A quarantacinque anni dalla sua uscita, torna sugli schermi l’esilarante “Animal House”

di Roberto Zadik
Ritorna nelle sale italiane, da giovedì 8 giugno, un  classico della comicità demenziale: “Animal house”. Il rapporto di John Belushi col mondo ebraico americano e il regista del film John Landis.
In soli sette anni di carriera e trentatre di vita, l’attore e cantante John Belushi è diventato una leggenda; sicuramente, una tappa fondamentale del suo successo è stato il suo sodalizio con il talentuoso regista ebreo, di origini russe, John Landis, estremamente a suo agio sia nella commedia sia nel genere horror. Proprio con lui ha esordito come straripante attore capocomico, nel 1978, ormai quasi mezzo secolo fa, con Animal House che, dal prossimo 8 giugno, ritornerà sugli schermi italiani, in versione originale sottotitolata, distribuito da Academy Two.
Il film, girato in sole tre settimane, ha consacrato Belushi, reduce da cinque anni di sketch tv all’interno del mitico programma Saturday Night Live, come attore e intrattenitore di fama internazionale; la conferma della sua bravura si è  avuta, nemmeno due anni dopo, da un altro capolavoro dello humor demenziale, sempre in coppia con Landis, Blues Brothers, uscito nel 1980 e passato alla storia per la nuova veste di Belushi come cantante, che, assieme allo smilzo attore canadese Dan Aykroyd, diventò  leader della band dei Blues Brothers.
Landis e Belushi hanno formato un’accoppiata esplosiva perché il regista, famoso anche per aver diretto, nel 1983, uno dei più bei video di Michael Jackson, Thriller, sapeva contenere il temperamento autodistruttivo di Belushi e canalizzarne la straripante verve comica come pochi altri sono stati capaci di fare.
Ma di cosa parla questa pellicola rappresentante, a tutti gli effetti, dell’umorismo ebraico demenziale americano? Caratterizzata, come molti film di Mel Brooks e dei Fratelli Zucker, quelli de L’aereo più pazzo del mondo, da una serie di gag e da una comicità fracassona e senza troppe pretese è stata prodotta da Ivan Reitman, regista ebreo di origini slovacche e futuro autore del campione d’incassi Ghostbusters in cui, poco prima della sua morte, proprio Belushi è stato ingaggiato fra gli attori.
La pellicola racconta delle scorribande dello stralunato studente universitario John Blutarsky, nome decisamente ashkenazita, detto Bluto, carismatico leader della godereccia confraternita dei Delta, in accesa rivalità con i colleghi “perfettini” e “secchioni” della Omega.
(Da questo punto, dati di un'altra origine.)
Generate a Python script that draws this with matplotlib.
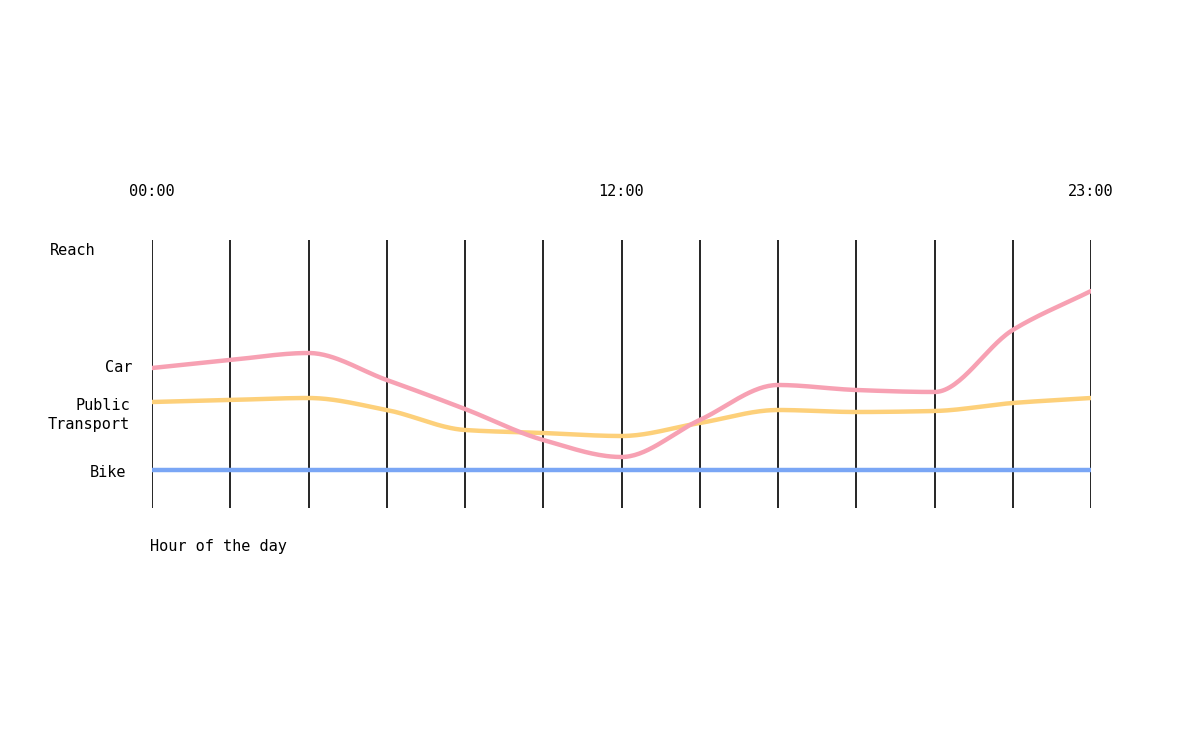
import matplotlib
matplotlib.use("Agg")
import matplotlib.pyplot as plt
import numpy as np

hours_idx = list(range(13))
tick_labels = {0: "00:00", 6: "12:00", 12: "23:00"}
car = [102, 110, 117, 90, 61, 30, 13, 50, 85, 80, 78, 140, 179]
public = [68, 70, 72, 60, 40, 37, 34, 47, 60, 58, 59, 67, 72]
bike = [0] * 13

def monotone(x, y, n=400):
    x = np.asarray(x, float); y = np.asarray(y, float)
    h = np.diff(x); d = np.diff(y) / h
    m = np.zeros_like(y)
    m[0], m[-1] = d[0], d[-1]
    for i in range(1, len(y) - 1):
        if d[i-1] * d[i] <= 0:
            m[i] = 0
        else:
            m[i] = 3 * (h[i-1] + h[i]) / ((2*h[i] + h[i-1]) / d[i-1] + (h[i] + 2*h[i-1]) / d[i])
    xs = np.linspace(x[0], x[-1], n)
    idx = np.clip(np.searchsorted(x, xs) - 1, 0, len(x) - 2)
    t = (xs - x[idx]) / h[idx]
    h00 = 2*t**3 - 3*t**2 + 1; h10 = t**3 - 2*t**2 + t
    h01 = -2*t**3 + 3*t**2; h11 = t**3 - t**2
    ys = h00*y[idx] + h10*h[idx]*m[idx] + h01*y[idx+1] + h11*h[idx]*m[idx+1]
    return xs, ys

fig = plt.figure(figsize=(12, 7.32), dpi=100)
W, H = 1200, 732
ax = fig.add_axes([152/W, 1 - 508/H, (1091-152)/W, (508-240)/H])
ax.set_xlim(0, 12)
ax.set_ylim(-38, 230)
ax.axis("off")
for i in hours_idx:
    ax.axvline(i, color="black", lw=1.2, zorder=1)

for vals, col in [(bike, "#7aa6f5"), (public, "#fdd07a"), (car, "#f7a1b3")]:
    xs, ys = monotone(hours_idx, vals)
    ax.plot(xs, ys, color=col, lw=3.2, solid_capstyle="round", zorder=3)

mono = "DejaVu Sans Mono"
fs = 11
for i, lab in tick_labels.items():
    fig.text((152 + i*(1091-152)/12)/W, 1 - 191/H, lab, ha="center", va="center", family=mono, fontsize=fs)
fig.text(50/W, 1 - 250/H, "Reach", ha="left", va="center", family=mono, fontsize=fs)
fig.text(132/W, 1 - 368/H, "Car", ha="right", va="center", family=mono, fontsize=fs)
fig.text(130/W, 1 - 415/H, "Public\nTransport", ha="right", va="center", family=mono, fontsize=fs, linespacing=1.4)
fig.text(126/W, 1 - 472/H, "Bike", ha="right", va="center", family=mono, fontsize=fs)
fig.text(150/W, 1 - 546/H, "Hour of the day", ha="left", va="center", family=mono, fontsize=fs)

fig.savefig("out.png", dpi=100)
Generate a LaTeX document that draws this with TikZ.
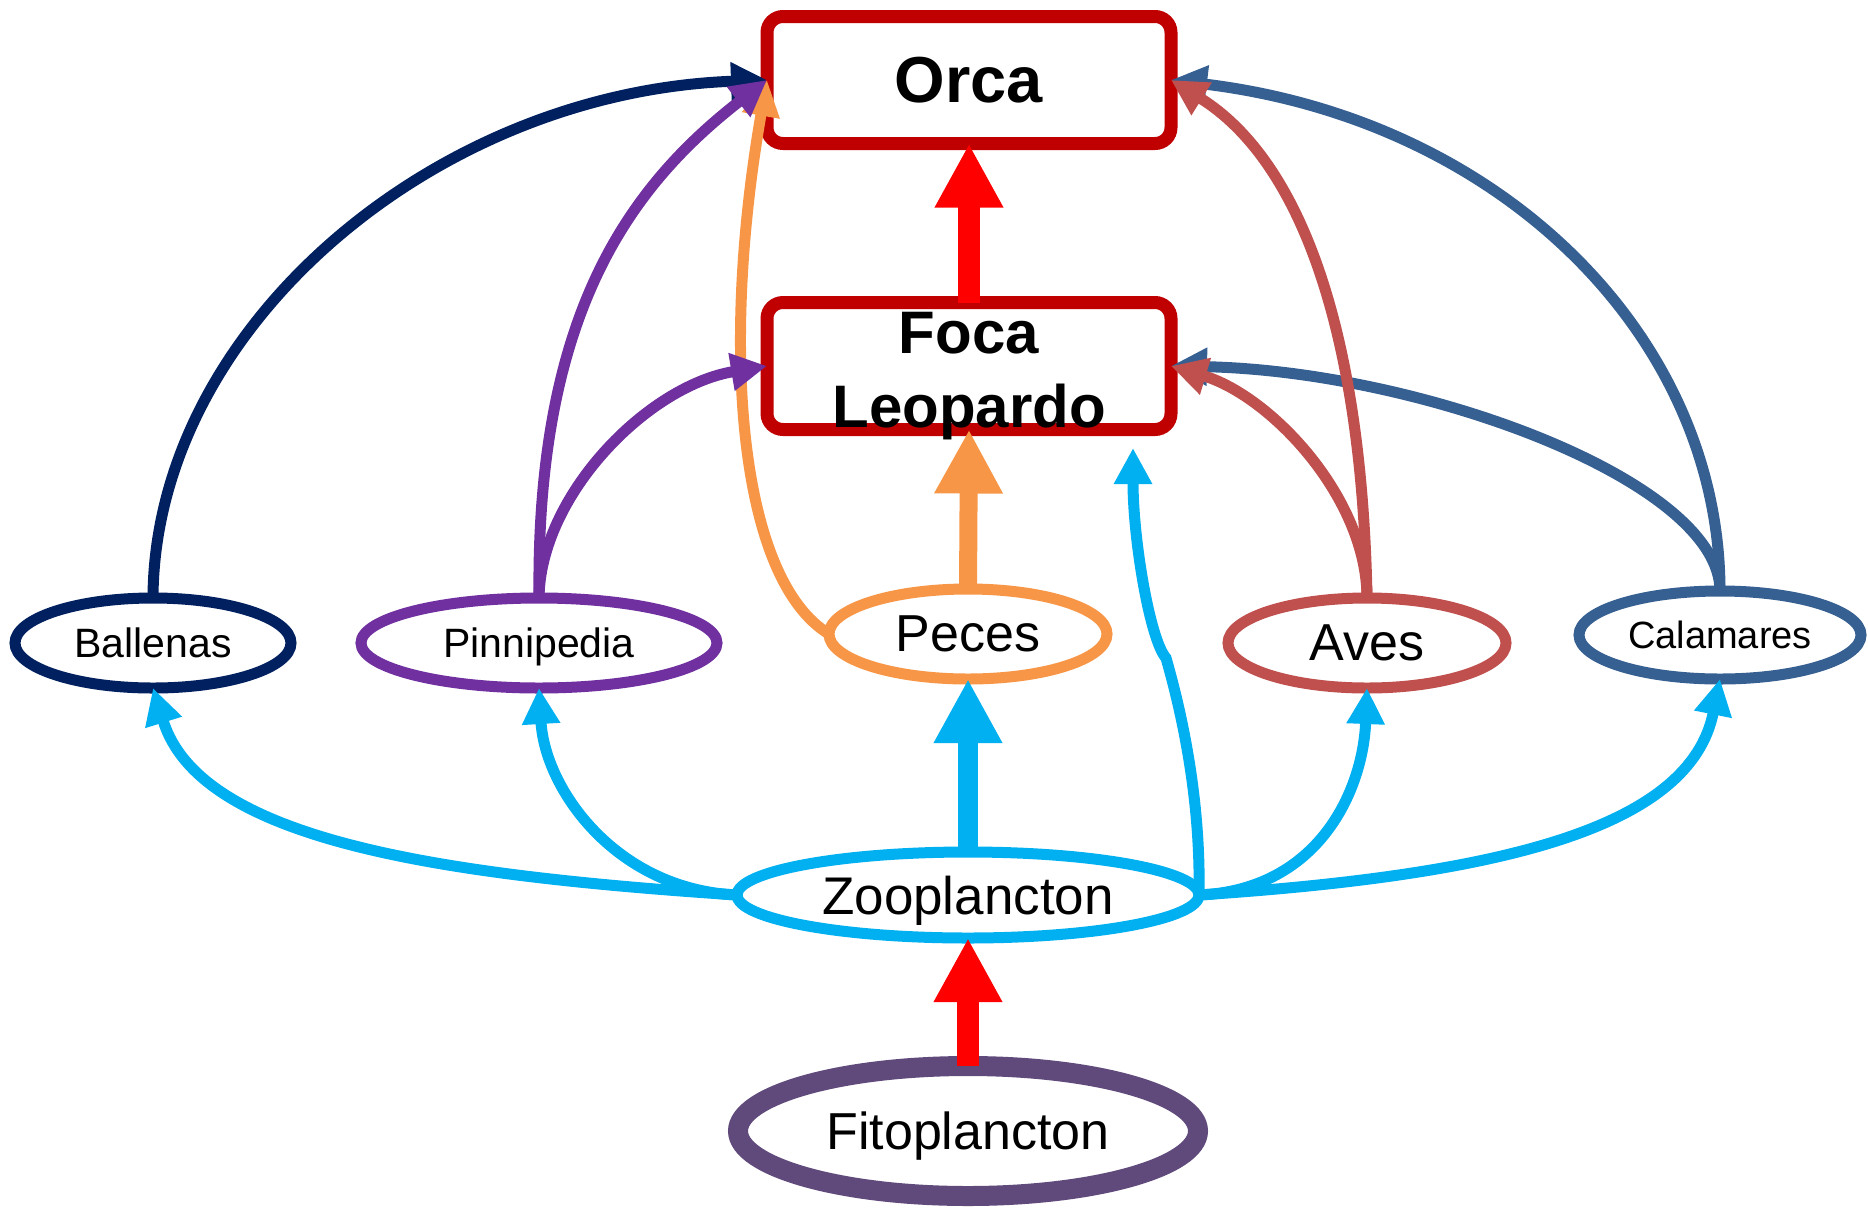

Motivato a creare scompiglio nel campus universitario, lo scatenato Bluto, nato dalla sceneggiatura impeccabile di un altro ebreo americano, futuro Ghostbuster, come Harold Ramis, si è rivelato un perfetto alter ego dell’esuberante Belushi che, secondo le biografie, già da ragazzo mostrava un carattere complesso, insicuro e ribelle come il protagonista della pellicola.
Scene memorabili, come il “toga party” o come lo “sputacibo”, gag spiazzanti come quando Bluto, mentre scende le scale, spacca la chitarra di uno stonato cantante, hanno assicurato il colossale successo di questo film che, come ha sottolineato il sito Coming Soon in un articolo firmato da Daniela Catelli, è  stato realizzato con un budget assai scarso riuscendo a guadagnare enormemente di più.
Belushi, pur non essendo ebreo, nato da una modesta famiglia albanese e in lotta col padre che lo voleva nel suo ristorante, ha avuto un rapporto molto stretto con il mondo ebraico americano; uno dei suoi film più famosi è  stato 1941 Allarme a Hollywood, diretto da Spielberg. Il prossimo 3 agosto, il grande Landis compirà 73 anni e, sposato con la costumista Deborah Nadoolman e padre di due figli, è stato definito dal sito dell’enciclopedia Treccani come “uno dei registi più intelligenti e innovativi” del cinema americano; sicuramente, fra gli anni ’70 e gli anni ’80, egli raggiunse un’enorme popolarità con le commedie Animal House e Blues Brothers e l’horror Un lupo mannaro americano a Londra in una carriera, iniziata nel 1973, cinquant’anni fa con la commedia horror Schlock.